When Hoffman was a research fellow at the Georgia Tech Center for Music Technology, he worked on a robotic marimba player named Shimon. This robot can improvise and match a human performer in a jazz improvisation. Hoffman played with Shimon for the stage debut. It has four arms, with two mallets on each. It can play four to eight notes at once. It can quickly scan millions of pages of sheet music and is programmed to use that information to improvise.
Plus, the novelty element helps draw an audience. "Everybody wants to see this. I think robots are incredibly sexy to audiences.

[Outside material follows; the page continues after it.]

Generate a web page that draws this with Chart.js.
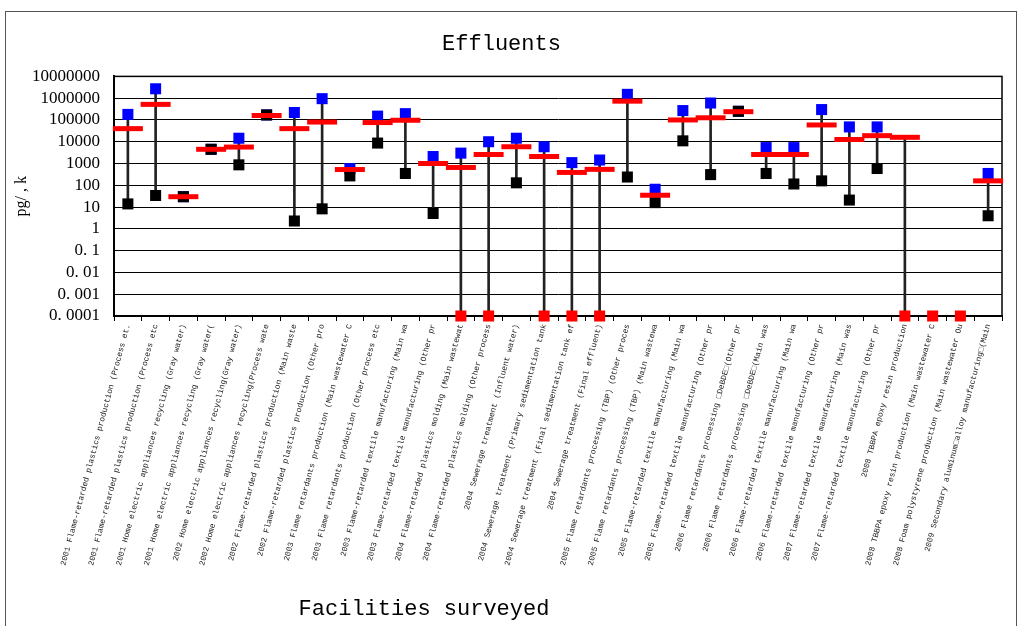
<!DOCTYPE html>
<html>
<head>
<meta charset="utf-8">
<script src="https://cdn.jsdelivr.net/npm/chart.js@4/dist/chart.umd.min.js"></script>
<style>
  html, body { margin: 0; padding: 0; background: #fff; overflow: hidden; }
  #wrap { position: absolute; left: 0; top: 0; width: 1022px; height: 626px; }
  #frame { position: absolute; left: 5px; top: 11px; width: 1010px; height: 700px; border: 1px solid #555; pointer-events: none; }
</style>
</head>
<body>
<div id="wrap"><canvas id="myChart"></canvas></div>
<div id="frame"></div>
<script>
const facilities = [
  '2001 Flame-retarded plastics production (Process et.',
  '2001 Flame-retarded plastics production (Process etc',
  '2001 Home electric appliances recycling (Gray water)',
  '2001 Home electric appliances recycling (Gray water(',
  '2002 Home electric appliances recycling(Gray water)',
  '2002 Home electric appliances recycling(Process wate',
  '2002 Flame-retarded plastics production (Main waste',
  '2002 Flame-retarded plastics production (Other pro',
  '2003 Flame retardants production (Main wastewater C',
  '2003 Flame retardants production (Other process etc',
  '2003 Flame-retarded textile manufacturing (Main wa',
  '2003 Flame-retarded textile manufacturing (Other pr',
  '2004 Flame-retarded plastics molding (Main wastewat',
  '2004 Flame-retarded plastics molding (Other process',
  '2004 Sewerage treatment (Influent water)',
  '2004 Sewerage treatment (Primary sedimentation tank',
  '2004 Sewerage treatment (Final sedimentation tank ef',
  '2004 Sewerage treatment (Final effluent)',
  '2005 Flame retardants processing (TBP) (Other proces',
  '2005 Flame retardants processing (TBP) (Main wastewa',
  '2005 Flame-retarded textile manufacturing (Main wa',
  '2005 Flame-retarded textile manufacturing (Other pr',
  '2006 Flame retardants processing \u25A1DeBDE\u25A1(Other pr',
  '2006 Flame retardants processing \u25A1DeBDE\u25A1(Main was',
  '2006 Flame-retarded textile manufacturing (Main wa',
  '2006 Flame-retarded textile manufacturing (Other pr',
  '2007 Flame-retarded textile manufacturing (Main was',
  '2007 Flame-retarded textile manufacturing (Other pr',
  '2008 TBBPA epoxy resin production',
  '2008 TBBPA epoxy resin production (Main wastewater C',
  '2008 Foam polystyrene production (Main wastewater Ou',
  '2009 Secondary aluminum\u25A1alloy manufacturing\u25A1(Main'
];

// pg/L ; null = not shown
const maxValues = [180000, 2700000, 30, 4500, 14500, 170000, 220000, 950000,
  580, 150000, 195000, 2100, 3000, 10000, 14500, 5900,
  1100, 1450, 1500000, 66, 270000, 600000, 250000, 5400,
  5400, 300000, 48000, 48000, null, null, null, 350];
const meanValues = [40000, 520000, 30, 4500, 5700, 160000, 40000, 80000,
  530, 76000, 97000, 1000, 660, 2600, 5900, 2100,
  390, 540, 730000, 35, 100000, 126000, 240000, 2600,
  2600, 59000, 12700, 19000, 16000, null, null, 160];
const minValues = [14, 34, 30, 4500, 870, 170000, 2.3, 8.3,
  270, 8700, 350, 5.1, null, null, 130, null,
  null, null, 240, 16, 11000, 310, 250000, 350,
  115, 160, 21, 590, null, null, null, 4];
// not detected, plotted at the axis floor
const ndValues = [null, null, null, null, null, null, null, null,
  null, null, null, null, 0.0001, 0.0001, null, 0.0001,
  0.0001, 0.0001, null, null, null, null, null, null,
  null, null, null, null, 0.0001, 0.0001, 0.0001, null];

const yTickValues = [0.0001, 0.001, 0.01, 0.1, 1, 10, 100, 1000, 10000, 100000, 1000000, 10000000];
const yTickLabels = ['0. 0001', '0. 001', '0. 01', '0. 1', '1', '10', '100', '1000', '10000', '100000', '1000000', '10000000'];

const rangeLines = facilities.map((_, i) => {
  const low = minValues[i] ?? ndValues[i];
  const high = maxValues[i] ?? meanValues[i];
  return (low != null && high != null) ? [low, high] : null;
});

const plotFrame = {
  id: 'plotFrame',
  beforeDatasetsDraw(chart) {
    const { ctx, chartArea: a } = chart;
    ctx.save();
    ctx.strokeStyle = '#000';
    ctx.lineWidth = 1.5;
    ctx.strokeRect(a.left, a.top, a.right - a.left, a.bottom - a.top);
    ctx.restore();
  },
  afterDraw(chart) {
    const ctx = chart.ctx;
    ctx.save();
    ctx.fillStyle = '#000';
    ctx.font = '22px "Liberation Mono"';
    ctx.textAlign = 'center';
    ctx.textBaseline = 'middle';
    ctx.fillText('Facilities surveyed', 424, 609);
    ctx.restore();
  }
};

const square = (data, color, order) => ({
  type: 'line',
  data,
  showLine: false,
  clip: false,
  pointStyle: 'rect',
  pointRadius: 7.8,
  pointHoverRadius: 7.8,
  pointBackgroundColor: color,
  pointBorderColor: color,
  pointBorderWidth: 0,
  order
});

new Chart('myChart', {
  type: 'bar',
  data: {
    labels: facilities,
    datasets: [
      { type: 'bar', data: rangeLines, backgroundColor: '#222', barThickness: 2, clip: false, order: 5 },
      square(maxValues, '#0000ff', 4),
      square(minValues, '#000000', 3),
      {
        type: 'line',
        data: meanValues,
        showLine: false,
        clip: false,
        pointStyle: 'line',
        pointRadius: 15,
        pointHoverRadius: 15,
        pointBorderColor: '#ff0000',
        pointBorderWidth: 5,
        order: 2
      },
      square(ndValues, '#ff0000', 1)
    ]
  },
  options: {
    responsive: true,
    maintainAspectRatio: false,
    animation: false,
    layout: { padding: { left: 0, right: 19, top: 0, bottom: 0 } },
    plugins: {
      legend: { display: false },
      tooltip: { enabled: false },
      title: {
        display: true,
        text: 'Effluents',
        color: '#000',
        font: { family: 'Liberation Mono', size: 22, weight: 'normal' },
        padding: { top: 31, bottom: 19 }
      }
    },
    scales: {
      x: {
        offset: true,
        grid: { display: true, drawOnChartArea: false, drawTicks: true, tickLength: 5, color: '#000', offset: true },
        border: { color: '#000', width: 2 },
        ticks: {
          autoSkip: false, maxRotation: 75, minRotation: 75, padding: 2,
          color: '#222', font: { family: 'Liberation Mono', size: 8 }
        },
        afterFit: (s) => { s.height = 310; }
      },
      y: {
        type: 'logarithmic',
        min: 0.0001,
        max: 10000000,
        afterBuildTicks: (s) => { s.ticks = yTickValues.map(v => ({ value: v })); },
        grid: { color: '#000', lineWidth: 1, drawTicks: false },
        border: { color: '#000', width: 2 },
        ticks: {
          autoSkip: false,
          padding: 14, color: '#000',
          font: { family: 'Liberation Serif', size: 17 },
          callback: (v, i) => yTickLabels[i]
        },
        title: {
          display: true, text: 'pg/ , k', color: '#000',
          font: { family: 'Liberation Serif', size: 16 },
          padding: { top: 12, bottom: 0 }
        },
        afterFit: (s) => { s.width = 114; }
      }
    }
  },
  plugins: [plotFrame]
});
</script>
</body>
</html>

There's something mesmerizing about a machine that has some quality that we usually consider to be human." Hoffman says.
There are even some musicians you may have heard of who are tinkering around with robotic instruments. Bjork commissioned a massive robotic harp for her latest tour. Jazz guitarist Pat Metheny recorded an album with dozens of robotic instruments. He says working with the robots got him to get to some places he's never been.
Composer Troy Rogers says that's just the point. "I think music is gonna be just fine whether or not robots are involved. But, each one of those tools we make changes music, and in fact changes us," he says.
Besides, Rogers says, as much as we like to think that machines are less high maintenance than fussy rock stars, it's just not true. "If I want what a human performer can give me, I'll gladly work with them. They're much easier than robots to deal with most of the time," he says.
A robot may never ask for peeled grapes or M&Ms with all the blue ones picked out. But it's easier to work with too much personality, than it is to program it from scratch.